İFTİRA POLİTİKASI EN TEPEDEN BELİRLENİYOR
Amerikan CNN ve İngiliz BBC'de çalışanlar, İsrail yanlısı bir yayın politikasının benimsendiğini Al Jazeera'ya gönderdikleri mektupla geçtiğimiz günlerde itiraf ettiler. Ekranlara yanlış aktarılan bilgilerin defalarca kez düzeltilmesine rağmen yalan haberlerin kasıtlı ve sistematik şekilde devam ettirildiğini ortaya döktüler. New York Times çalışanları da benzer bir itirafta bulunmuştu.
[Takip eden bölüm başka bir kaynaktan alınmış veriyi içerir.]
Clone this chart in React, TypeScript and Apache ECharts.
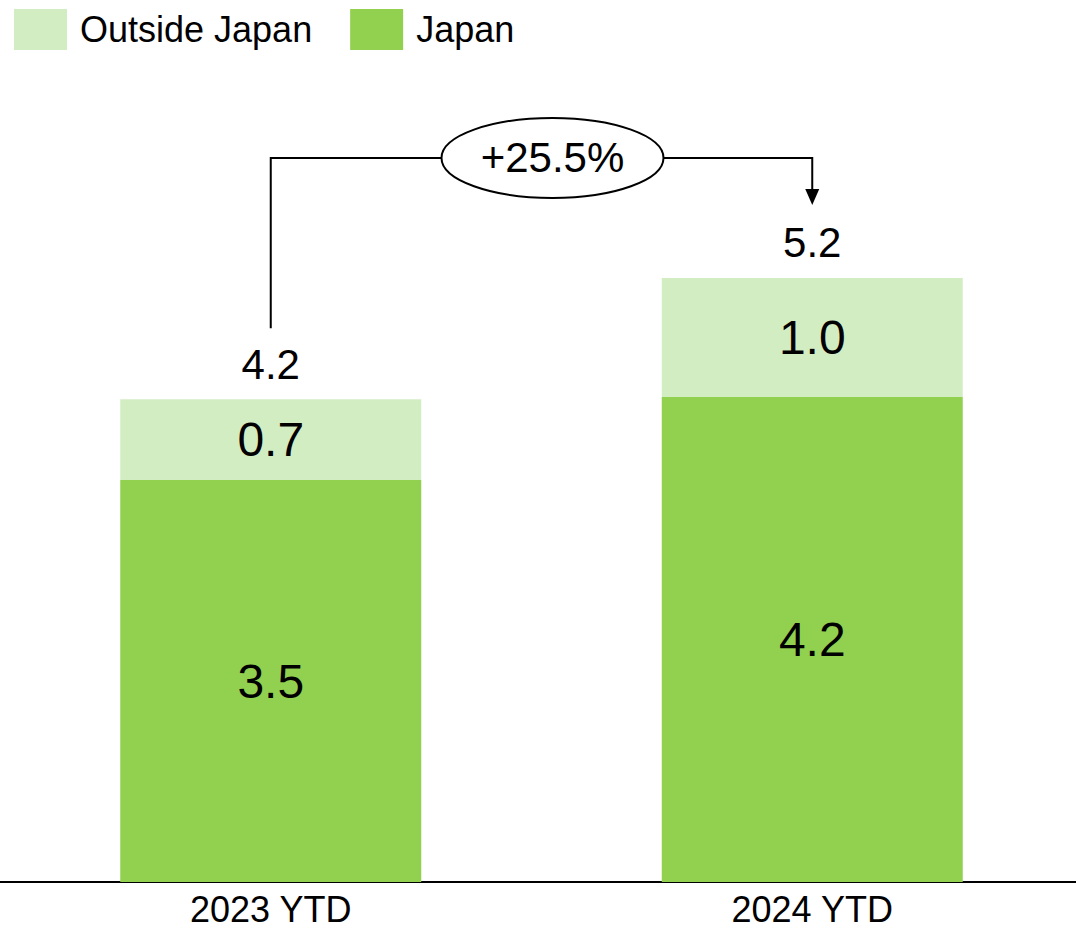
import React, { useEffect, useRef } from "react";
import * as echarts from "echarts";

const categories = ["2023 YTD", "2024 YTD"];
const seriesNames = ["Outside Japan", "Japan"];
const japan = [3.48, 4.2];
const outsideJapan = [0.7, 1.03];
const totals = [4.18, 5.23];
const growthLabel = "+25.5%";

const FONT = "'Liberation Sans', Arial, Helvetica, sans-serif";
const DARK_GREEN = "#92d050";
const LIGHT_GREEN = "#d3edc3";

export default function App() {
  const ref = useRef<HTMLDivElement>(null);

  useEffect(() => {
    document.body.style.margin = "0";
    const chart = echarts.init(ref.current!, null, { renderer: "svg" });
    const fmt = (p: any) => Number(p.value).toFixed(1);
    chart.setOption({
      animation: false,
      legend: {
        data: seriesNames,
        left: 14,
        top: 9,
        padding: 0,
        itemWidth: 53,
        itemHeight: 41,
        itemGap: 38,
        icon: "rect",
        selectedMode: false,
        textStyle: {
          fontSize: 36,
          color: "#000",
          fontFamily: FONT,
          padding: [0, 0, 0, 8],
        },
      },
      grid: { left: 0, width: 1083, top: 73.5, bottom: 47, outerBoundsMode: "none", containLabel: false },
      xAxis: {
        type: "category",
        data: categories,
        axisLine: { lineStyle: { color: "#000", width: 2 } },
        axisTick: { show: false },
        axisLabel: { fontSize: 36, lineHeight: 28, color: "#000", fontFamily: FONT, margin: 13 },
      },
      yAxis: { type: "value", min: 0, max: 7, show: false, splitLine: { show: false } },
      series: [
        {
          name: "Japan",
          type: "bar",
          stack: "total",
          data: japan,
          barWidth: 301,
          itemStyle: { color: DARK_GREEN },
          label: { show: true, position: "inside", fontSize: 48, color: "#000", fontFamily: FONT, formatter: fmt },
        },
        {
          name: "Outside Japan",
          type: "bar",
          stack: "total",
          data: outsideJapan,
          barWidth: 301,
          itemStyle: { color: LIGHT_GREEN },
          label: { show: true, position: "inside", fontSize: 48, color: "#000", fontFamily: FONT, formatter: fmt },
        },
        {
          name: "Total",
          type: "scatter",
          data: totals,
          symbolSize: 1,
          silent: true,
          itemStyle: { color: "rgba(255,255,255,0)", opacity: 1 },
          label: {
            show: true,
            position: "inside",
            offset: [0, -35],
            fontSize: 42,
            color: "#000",
            opacity: 1,
            fontFamily: FONT,
            formatter: fmt,
          },
        },
      ],
    });

    const p1 = chart.convertToPixel({ gridIndex: 0 } as any, [0, totals[0]]) as number[];
    const p2 = chart.convertToPixel({ gridIndex: 0 } as any, [1, totals[1]]) as number[];
    const x1 = p1[0];
    const x2 = p2[0];
    const lineY = p2[1] - 120;
    const cx = (x1 + x2) / 2 + 11;
    const rx = 111;
    const ry = 40;
    const lineStyle = { stroke: "#000", lineWidth: 2, fill: null };
    chart.setOption({
      graphic: [
        {
          type: "polyline",
          shape: { points: [[x1, p1[1] - 71], [x1, lineY], [cx - rx, lineY]] },
          style: lineStyle,
        },
        {
          type: "polyline",
          shape: { points: [[cx + rx, lineY], [x2, lineY], [x2, p2[1] - 88]] },
          style: lineStyle,
        },
        {
          type: "polygon",
          shape: { points: [[x2 - 7, p2[1] - 89], [x2 + 7, p2[1] - 89], [x2, p2[1] - 73]] },
          style: { fill: "#000" },
        },
        {
          type: "ellipse",
          shape: { cx, cy: lineY, rx, ry },
          style: { fill: "#fff", stroke: "#000", lineWidth: 2 },
        },
        {
          type: "text",
          x: cx,
          y: lineY,
          style: {
            text: growthLabel,
            fontSize: 42,
            fontFamily: FONT,
            fill: "#000",
            align: "center",
            verticalAlign: "middle",
          },
        },
      ],
    });

    return () => chart.dispose();
  }, []);

  return <div ref={ref} style={{ width: 1076, height: 929 }} />;
}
Üstelik bu duyarlı gazetecilerin anlattıklarına göre Filistin karşıtı yayıncılığı şirketlerin en tepe isimleri bizzat belirliyor. İsmini vermeyen bir CNN çalışanı, Guardian gazetesine yaptığı itirafta İsrail yanlısı tutumun direkt olarak CNN'in tepe ismi Mark Thompson'dan geldiğini aktardı. Deadline sitesine konuşan BBC çalışanları da aynı şekilde en üst noktadaki isim olan Tim Davie'yi suçladı. Gazze'de 500 sivilin öldürüldüğü hastane katliamı için New York Times bir başlığını üç kez değiştirmişti. İlk başta "İsrail'in saldırısı" denildi. Sonrasında ne olduysa aynı başlık "Gazze'de hastaneye saldırı" oldu. Bu da yetmedi ve nihayetinde "Gazze'deki hastanede patlama" başlığı olarak değiştirildi.